G7 meets as Greek threats linger

Finance chiefs from the G7 economic powers discussed ways to revive the faltering global recovery yesterday as the US leant on Europe to reach a deal to avert a Greek bankruptcy.

The threat of a Greek default, rising oil prices, and bond market volatility are fuelling investor nervousness about the world’s economy. A slowdown in China — which was not present at the talks in Dresden, Germany — is adding to the concern.

Speaking before the meeting, IMF managing director Christine Lagarde said there was still a lot of work to do before Greece and its international lenders could clinch a cash-for-reforms deal.

“We are all in the process of working towards a solution for Greece and I would not say that we already have reached substantial results,” Ms Lagarde said.

“Things have moved, but there is still a lot of work to do,” she noted, adding that she believed Greece would fulfil its commitments.
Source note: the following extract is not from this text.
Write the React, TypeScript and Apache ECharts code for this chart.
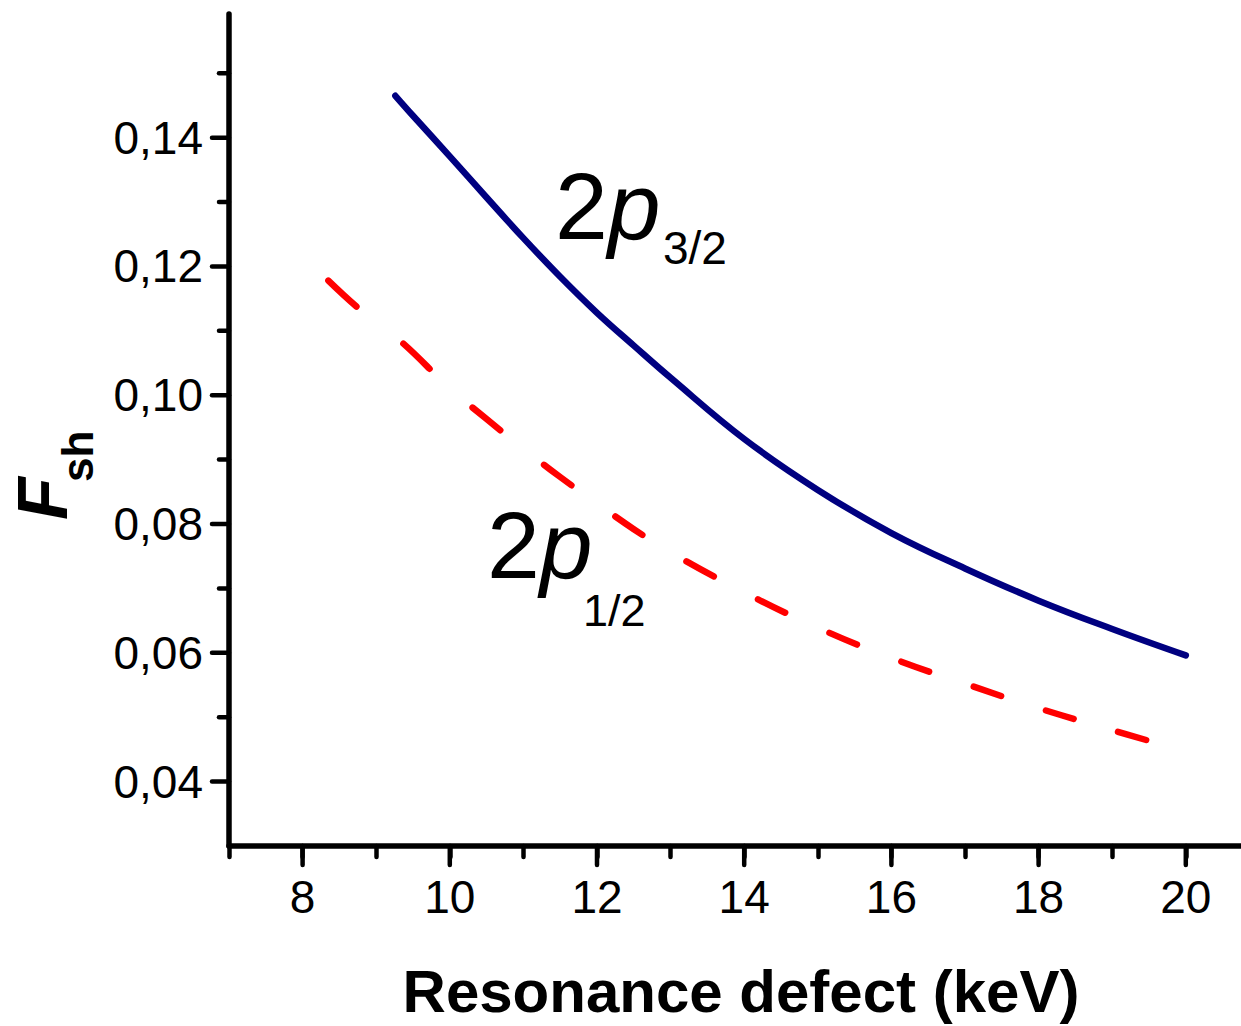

G7 sources said officials from the member countries — hosts Germany, the US, Japan, Britain, France, and Canada — were speaking “all the time” about Greece on the sidelines of the Dresden meeting.

Greece did not come up at all during a formal symposium session yesterday, when finance ministers and central bank chiefs listened to short speeches by leading economists on how to boost growth momentum. “The word Greece wasn’t mentioned once,” a source said.

Another official said a discussion on Greece was set for today.

Athens and its EU/IMF lenders have been locked in tortuous negotiations on a reform agreement for four months. Without a deal, it risks default or bankruptcy in weeks.

Greece’s government said on Wednesday that it was starting to draft a deal with creditors that would pave the way for aid, but European officials quickly dismissed the idea that the talks had reached such a stage.

On the eve of the G7 meeting, US treasury secretary Jack Lew urged international creditors to show more flexibility. He said he feared a miscalculation could lead to a new crisis which could have consequences for the wider world.

Meeting under the heading ‘Towards a Dynamic Global Economy’, the G7 finance ministers and central bank chiefs discussed economic reforms to increase their competitiveness. Volatile markets, sensitive to differing growth paths between economic regions, risk derailing their efforts.

ECB vice-president Vitor Constancio said a sell-off in financial markets that derails the eurozone’s recovery was the biggest risk to the eurozone’s financial stability. He was speaking following a slump in Chinese stocks after several brokerages tightened requirements on margin financing.